Development Workflow

# Build all packages
pnpm build

# Start development mode (watches for changes in all packages)
pnpm dev

# Run unit tests
pnpm test

# Run Storybook with the addon for testing
pnpm storybook

The pnpm storybook command starts:

  • The internal test Storybook instance on http://localhost:6006
  • The addon in watch mode, so changes are reflected automatically
  • MCP server available at http://localhost:6006/mcp

🛠️ Common Tasks

Development

The dev command runs all packages in watch mode, automatically rebuilding when you make changes:

# Start development mode for all packages
pnpm dev

This runs:

  • packages/addon-mcp in watch mode (using tsup --watch)
  • packages/mcp in watch mode (using Node's --watch flag)

Note: Running pnpm storybook automatically starts the addon in dev mode alongside Storybook.

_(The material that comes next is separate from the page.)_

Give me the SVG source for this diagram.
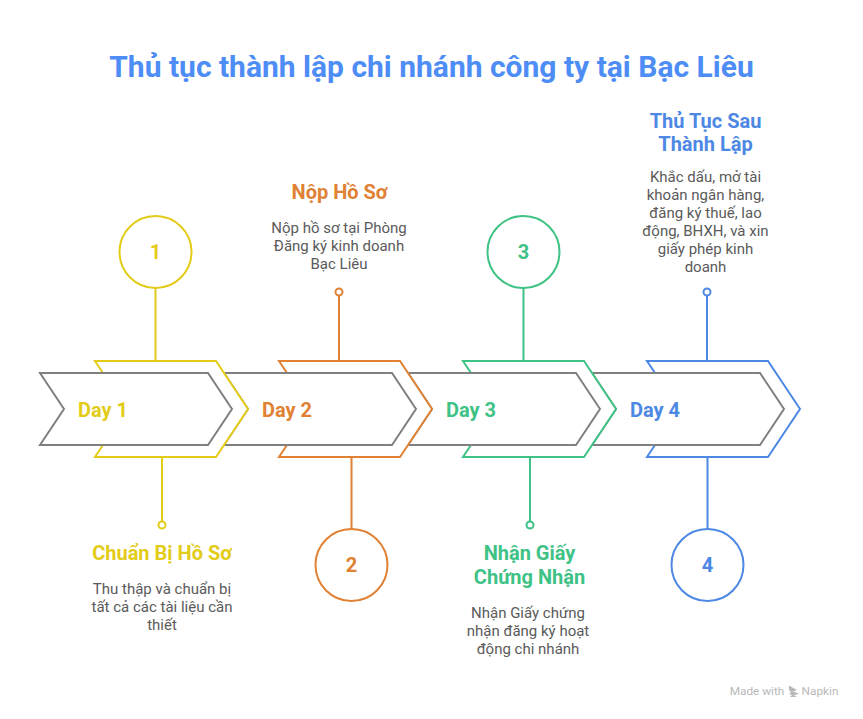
<svg xmlns="http://www.w3.org/2000/svg" width="863" height="719" viewBox="0 0 863 719">
<style>
text{font-family:Roboto,"Noto Sans",sans-serif;text-anchor:middle}
.t{font-size:30px;font-weight:700;fill:#4e8df5}
.h{font-size:20px;font-weight:700}
.b{font-size:15px;fill:#5a5a5a}
.n{font-size:20px;font-weight:700}
.d{font-size:20px;font-weight:700;text-anchor:start}
.g{fill:#fff;stroke:#808080;stroke-width:2;stroke-linejoin:miter}
.o{fill:#fff;stroke-width:2}
.l{fill:none;stroke-width:2}
.y{stroke:#e3cc18}.yf{fill:#e3cc18}
.r{stroke:#e08133}.rf{fill:#e08133}
.e{stroke:#3ec285}.ef{fill:#3ec285}
.u{stroke:#4d88e4}.uf{fill:#4d88e4}
.w{font-size:11.800px;fill:#b9b9b9}
</style>
<text class="t" x="431.500" y="76.500">Thủ tục thành lập chi nhánh công ty tại Bạc Liêu</text>
<g id="connectors">
<path class="l y" d="M155.500 288V361M162 457V521"/><circle class="o y" cx="162" cy="525" r="3.500"/>
<path class="l r" d="M339 296V361M351.500 457V529"/><circle class="o r" cx="339" cy="292" r="3.500"/>
<path class="l e" d="M523.500 288V361M530 457V521"/><circle class="o e" cx="530" cy="525" r="3.500"/>
<path class="l u" d="M707 296V361M707.500 457V529"/><circle class="o u" cx="707" cy="292" r="3.500"/>
</g>
<g id="step4">
<path class="o u" d="M647 361H768L800 409L768 457H647L655 445V373Z"/>
<path class="g" d="M592 373H760L784 409L760 445H592L616 409Z"/>
<text class="d uf" x="630" y="416.500">Day 4</text>
<circle class="o u" cx="707.500" cy="565" r="36"/><text class="n uf" x="707.500" y="572">4</text>
<text class="h uf" x="705.500" y="127.500">Thủ Tục Sau</text><text class="h uf" x="705.500" y="151">Thành Lập</text>
<text class="b" x="705.500" y="182">Khắc dấu, mở tài</text><text class="b" x="705.500" y="200">khoản ngân hàng,</text><text class="b" x="705.500" y="218">đăng ký thuế, lao</text><text class="b" x="705.500" y="236">động, BHXH, và xin</text><text class="b" x="705.500" y="254">giấy phép kinh</text><text class="b" x="705.500" y="272">doanh</text>
</g>
<g id="step3">
<path class="o e" d="M463 361H584L616 409L584 457H463L471 445V373Z"/>
<path class="g" d="M408 373H576L600 409L576 445H408L432 409Z"/>
<text class="d ef" x="446" y="416.500">Day 3</text>
<circle class="o e" cx="523.500" cy="252" r="36"/><text class="n ef" x="523.500" y="259">3</text>
<text class="h ef" x="529.500" y="560">Nhận Giấy</text><text class="h ef" x="529.500" y="584">Chứng Nhận</text>
<text class="b" x="528" y="618">Nhận Giấy chứng</text><text class="b" x="528" y="636">nhận đăng ký hoạt</text><text class="b" x="528" y="654">động chi nhánh</text>
</g>
<g id="step2">
<path class="o r" d="M279 361H400L432 409L400 457H279L287 445V373Z"/>
<path class="g" d="M224 373H392L416 409L392 445H224L248 409Z"/>
<text class="d rf" x="262" y="416.500">Day 2</text>
<circle class="o r" cx="351.500" cy="565" r="36"/><text class="n rf" x="351.500" y="572">2</text>
<text class="h rf" x="339.500" y="199">Nộp Hồ Sơ</text>
<text class="b" x="339" y="233">Nộp hồ sơ tại Phòng</text><text class="b" x="339" y="251">Đăng ký kinh doanh</text><text class="b" x="339" y="269">Bạc Liêu</text>
</g>
<g id="step1">
<path class="o y" d="M95 361H216L248 409L216 457H95L103 445V373Z"/>
<path class="g" d="M40 373H208L232 409L208 445H40L64 409Z"/>
<text class="d yf" x="78" y="416.500">Day 1</text>
<circle class="o y" cx="155.500" cy="252" r="36"/><text class="n yf" x="155.500" y="259">1</text>
<text class="h yf" x="162" y="560">Chuẩn Bị Hồ Sơ</text>
<text class="b" x="162" y="594">Thu thập và chuẩn bị</text><text class="b" x="162" y="612">tất cả các tài liệu cần</text><text class="b" x="162" y="630">thiết</text>
</g>
<g id="watermark">
<text class="w" x="757" y="695">Made with</text>
<path d="M789 685.500L797 690L793 691.500L799 693.500L794 695.500L797 697L790 697L792 695L789 694L791 692L789 690Z" fill="#b9b9b9"/>
<text class="w" x="820" y="695">Napkin</text>
</g>
</svg>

In this mode, making changes to addon-mcp will automatically restart Storybook. So you typically only need one command:

# This is usually all you need - starts Storybook AND watches addon for changes
pnpm storybook

For more advanced workflows, you can run dev mode for a specific package:

# Watch only the addon package
pnpm --filter @storybook/addon-mcp dev

# Watch only the mcp package
pnpm --filter @storybook/mcp dev

Building

# Build all packages
pnpm build

# Build a specific package
pnpm --filter @storybook/addon-mcp build
pnpm --filter @storybook/mcp build

Testing

Currently, only the mcp package has automated tests:

# Watch tests
pnpm test

# Run tests
pnpm test run

# Run tests with coverage
pnpm test run --coverage

The addon-mcp package relies on manual testing via the internal Storybook instance.

Debugging MCP Servers

Use the MCP Inspector to debug and test MCP server functionality:

# Launches the MCP inspector (requires Storybook to be running)
pnpm inspect

This uses the configuration in .mcp.inspect.json to connect to your local MCP servers.

Formatting

# Format all files
pnpm format

# Check formatting without changing files
pnpm format --check

📝 Code Conventions

TypeScript & Imports

Always include file extensions in relative imports:

// ✅ Correct
import { foo } from './bar.ts';

// ❌ Wrong
import { foo } from './bar';
  • JSON imports use the import attributes syntax:
import pkg from '../package.json' with { type: 'json' };

🚢 Release Process

This project uses Changesets for version management:

# 1. Create a changeset describing your changes
pnpm changeset

When you create a PR, add a changeset if your changes should trigger a release:

  • Patch: Bug fixes, documentation updates
  • Minor: New features, backward-compatible changes
  • Major: Breaking changes

🤝 Contributing

We welcome contributions! Here's how to get started:

  1. Fork the repository and create a feature branch
  2. Make your changes following the code conventions above
  3. Test your changes using the internal Storybook instance
  4. Create a changeset if your changes warrant a release
  5. Submit a pull request with a clear description

Before Submitting

  • Code builds without errors (pnpm build)
  • Tests pass (pnpm test)
  • Code is formatted (pnpm format)
  • Changes tested with MCP inspector or internal Storybook
  • Changeset created if necessary (pnpm changeset)

Getting Help

📄 License

MIT - See LICENSE for details

Note: This project is experimental and under active development. APIs and architecture may change as we explore the best ways to integrate AI agents with Storybook.